Pogba e Mbappé - David Ramos - FIFA/FIFA via Getty Images - David Ramos - FIFA/FIFA via Getty Images
Mbappé e Pogba comemoram o título da Copa de 2018
Imagem: David Ramos - FIFA/FIFA via Getty Images
A multiculturalidade representada pela Bélgica e pela França

Uma campanha vitoriosa na Copa do Mundo como a da França colocou ainda mais em evidência a discussão sobre multiculturalidade dos jogadores que representam seleções europeias e até que ponto a origem imigrante é aceita.

“O Lukaku foi direto ao ponto ao dizer que enquanto ele não faz gol e não era importante era congolês, mesmo sendo belga. Depois que fez gols, ele ganha o ‘status de belga’, ‘europeu’. Essa é discussão central. O nacionalismo e a ideia de Europa multiétnica que não é verdade. Essas nações, em geral, têm carga de racismo muito grande, que não sabe como lidar com a multiculturalidade. O futebol, pelo menos, tenta construir a narrativa de se respeitar”, disse o professor Lucas Leite, que ainda cita o caso da França campeã lembrando Marine Le Pen, da extrema-direita do país, que concorreu à presidência com uma campanha contrária à imigração e mesmo assim comemorou o título da Copa.

“Le Pen foi muito criticada na França, por exemplo, porque ela falou ‘allez le bleus’, mas ela é conhecida por ser contrária a entrada de imigrantes. É uma hipocrisia. Ela até defende que as pessoas não sejam franceses se forem filhos de imigrantes. O que percebemos é que há hipocrisia ainda. Existe racismo”.
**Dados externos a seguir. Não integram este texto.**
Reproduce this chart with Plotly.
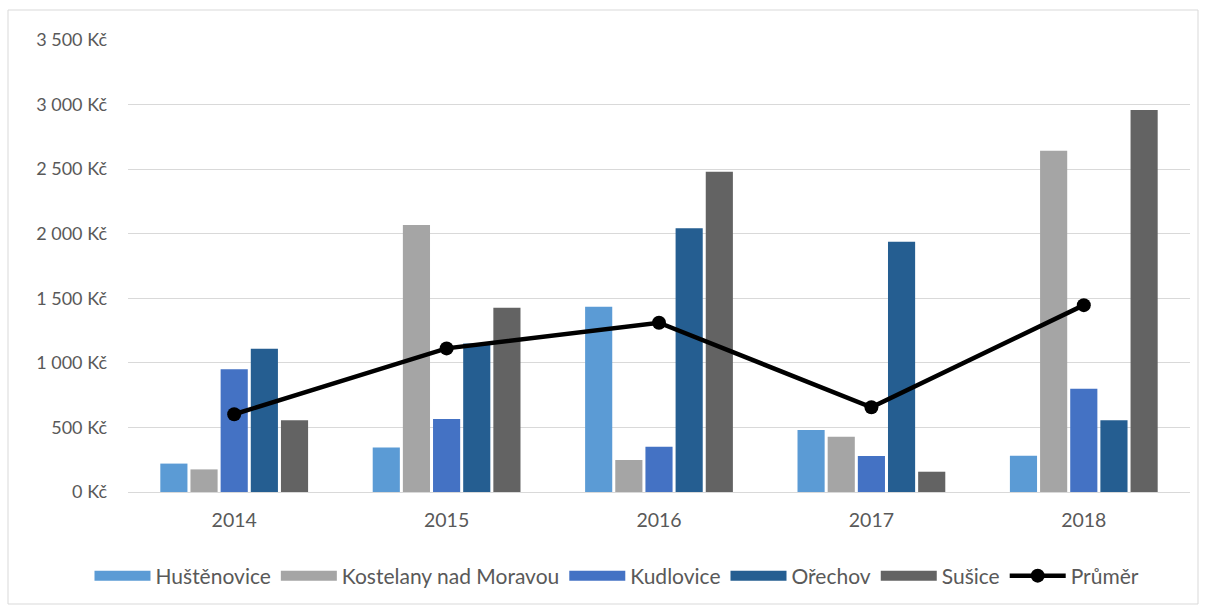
import plotly.graph_objects as go

years = ["2014", "2015", "2016", "2017", "2018"]
hustenovice = [220, 345, 1435, 480, 281]
kostelany = [175, 2067, 248, 428, 2643]
kudlovice = [950, 565, 351, 279, 800]
orechov = [1110, 1150, 2042, 1938, 555]
susice = [555, 1427, 2480, 157, 2958]
prumer = [602, 1112, 1311, 656, 1447]

ytick_vals = [0, 500, 1000, 1500, 2000, 2500, 3000, 3500]
ytick_text = ["0 Kč", "500 Kč", "1 000 Kč", "1 500 Kč", "2 000 Kč", "2 500 Kč", "3 000 Kč", "3 500 Kč"]

series = [
    ("Huštěnovice", hustenovice, "#5B9BD5"),
    ("Kostelany nad Moravou", kostelany, "#A5A5A5"),
    ("Kudlovice", kudlovice, "#4472C4"),
    ("Ořechov", orechov, "#255E91"),
    ("Sušice", susice, "#636363"),
]

fig = go.Figure()
for name, vals, col in series:
    fig.add_trace(go.Bar(x=years, y=vals, name=name, showlegend=False,
                         marker=dict(color=col, line=dict(width=0))))
    # legend-only entry drawn as a wide rectangle (like the original)
    fig.add_trace(go.Scatter(x=[None], y=[None], name=name, mode="lines",
                             line=dict(color=col, width=12), showlegend=True))
fig.add_trace(go.Scatter(x=years, y=prumer, name="Průměr", mode="lines+markers",
                         line=dict(color="#000000", width=4.5),
                         marker=dict(color="#000000", size=14)))

W, H = 1206, 610
l, r, t, b = 128, 16, 40, 118
pw, ph = W - l - r, H - t - b

fig.update_layout(
    width=W, height=H,
    margin=dict(l=l, r=r, t=t, b=b),
    paper_bgcolor="white", plot_bgcolor="white",
    barmode="group", bargap=0.29, bargroupgap=0.1,
    font=dict(family="Lato, Open Sans, sans-serif", size=18, color="#595959"),
    showlegend=True,
    legend=dict(orientation="h", x=(617 - l) / pw, xanchor="center",
                y=(H - b - 576) / ph, yanchor="middle",
                font=dict(size=21, color="#595959"), itemwidth=56, tracegroupgap=0),
    xaxis=dict(showgrid=False, showline=False, ticks="", ticklabelstandoff=14,
               tickfont=dict(size=19.5, color="#595959")),
    yaxis=dict(range=[0, 3500], tickvals=ytick_vals, ticktext=ytick_text,
               showgrid=True, gridcolor="#D9D9D9", gridwidth=1.3,
               zeroline=True, zerolinecolor="#D9D9D9", zerolinewidth=1.3,
               showline=False, ticks="", ticklabelstandoff=20,
               tickfont=dict(size=18, color="#595959")),
    shapes=[dict(type="rect", xref="paper", yref="paper",
                 x0=(8 - l) / pw, x1=(1198 - l) / pw,
                 y0=(H - b - 604) / ph, y1=(H - b - 10) / ph,
                 line=dict(color="#D9D9D9", width=1), layer="below")],
)

fig.write_html("out.html", config={"displayModeBar": False},
               post_script="document.body.style.margin='0';document.body.style.overflow='hidden';")
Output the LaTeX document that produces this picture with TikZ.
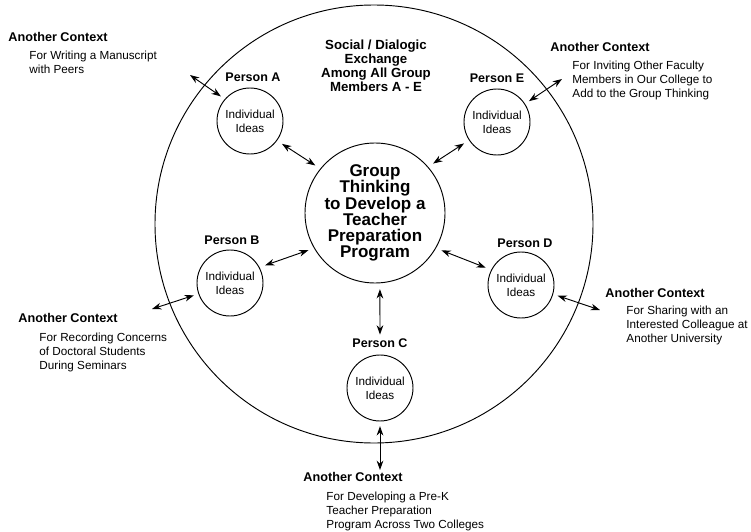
\documentclass[tikz,border=0pt]{standalone}
\usepackage{fontspec}
\setmainfont{Liberation Sans}
\usetikzlibrary{arrows.meta,positioning}

\begin{document}
\begin{tikzpicture}[>={Stealth[length=2.8mm,width=2mm]},x=0.03cm,y=-0.03cm,line width=0.8pt,
 every node/.style={inner sep=0pt},
 idea/.style={draw,circle,minimum size=1.98cm,align=center,font=\fontsize{10}{11.9}\selectfont},
 who/.style={font=\bfseries\fontsize{10.7}{12}\selectfont},
 ctx/.style={anchor=west,font=\bfseries\fontsize{10.8}{12}\selectfont},
 note/.style={anchor=north west,align=left,font=\fontsize{10}{11.9}\selectfont},
 link/.style={<->,shorten <=5pt,shorten >=5pt}]
\useasboundingbox (0,0) rectangle (751,532);
\node[draw,circle,minimum size=13.14cm] (room) at (374,224) {};
\node[draw,circle,minimum size=4.2cm,inner sep=-2pt,align=center,font=\bfseries\fontsize{14.5}{13.8}\selectfont] (group) at (375,213) {Group\\Thinking\\to Develop a\\Teacher\\Preparation\\Program};
\node[align=center,font=\bfseries\fontsize{11.3}{12}\selectfont] (talk) at (376,66) {Social / Dialogic\\Exchange\\Among All Group\\Members A - E};
\foreach \p/\x/\y/\lx/\ly in {A/250/121/253/77,B/230/283/232/240,C/380/388/380/343,D/521/285/525/243,E/497/122/497/78}{
  \node[idea] (p\p) at (\x,\y) {Individual\\Ideas};
  \node[who] (l\p) at (\lx,\ly) {Person \p};}
\draw[link] (pA.-36) -- (group.141);
\draw[link] (pE.213) -- (group.41);
\draw[link] (pB.28) -- (group.210);
\draw[link] (pD.153) -- (group.-30);
\draw[link,shorten >=3pt] (group.-86) -- (lC.north);
\foreach \p/\a/\x/\y in {A/139/190/75,E/33/562/79,B/199/152/309,D/-16/600/310,C/270/380/470}{
  \coordinate (o\p) at (\x,\y);
  \draw[<->,shorten <=4pt] (p\p.\a) -- (o\p);}
\foreach \p/\hx/\hy/\dx/\dy/\t in {A/8/37/29/50.5/{For Writing a Manuscript\\with Peers},
  E/550/47/572/60.5/{For Inviting Other Faculty\\Members in Our College to\\Add to the Group Thinking},
  B/18/318/39/332.5/{For Recording Concerns\\of Doctoral Students\\During Seminars},
  D/605/293/626/305.5/{For Sharing with an\\Interested Colleague at\\Another University},
  C/303/477/326/491.5/{For Developing a Pre-K\\Teacher Preparation\\Program Across Two Colleges}}{
  \node[ctx] (ctx\p) at (\hx,\hy) {Another Context};
  \node[note] (note\p) at (\dx,\dy) {\t};}
\end{tikzpicture}
\end{document}
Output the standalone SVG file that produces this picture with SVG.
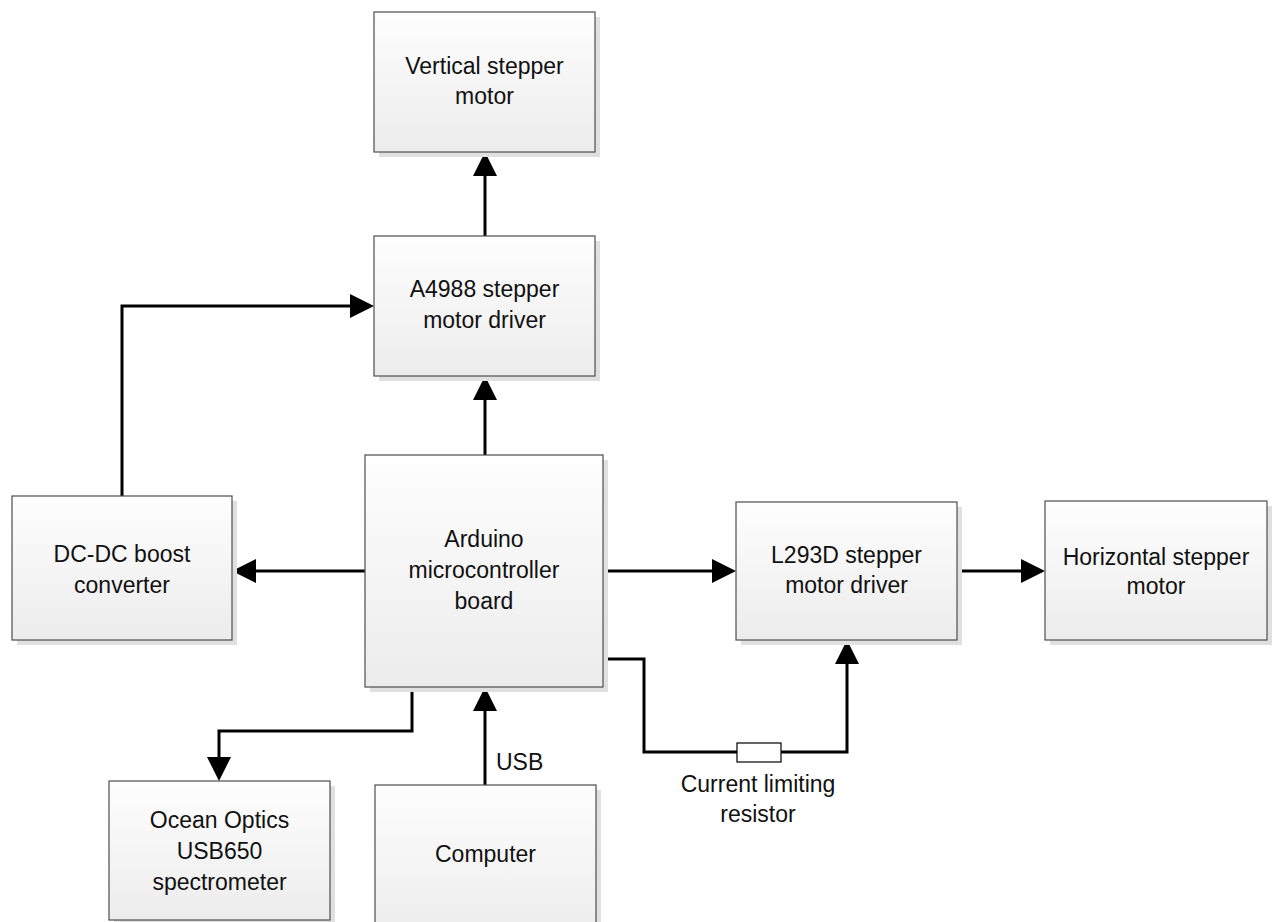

Para Kenkel, a Alemanha está um passo atrás da França quanto à abertura. “O fato de ser de origem africana não o faz menos francês, por exemplo. Eu acho que nisso a Alemanha está um passo atrás, por não ter tido as colônias, mas de migração econômica. Quando os turcos vieram a Alemanha nos anos 1950 era uma política de querer mão de obra e o governo convidou pra ir lá. Esse trabalhador se revelou um ser humano que tem família e quis ficar. O próprio fluxo é diferente e dificulta a integração. Isso cria um histórico de perguntar sobre a lealdade da pessoa ao país que, ao meu ver, é uma coisa desnecessária pra um cara que nasceu e foi criado ali”.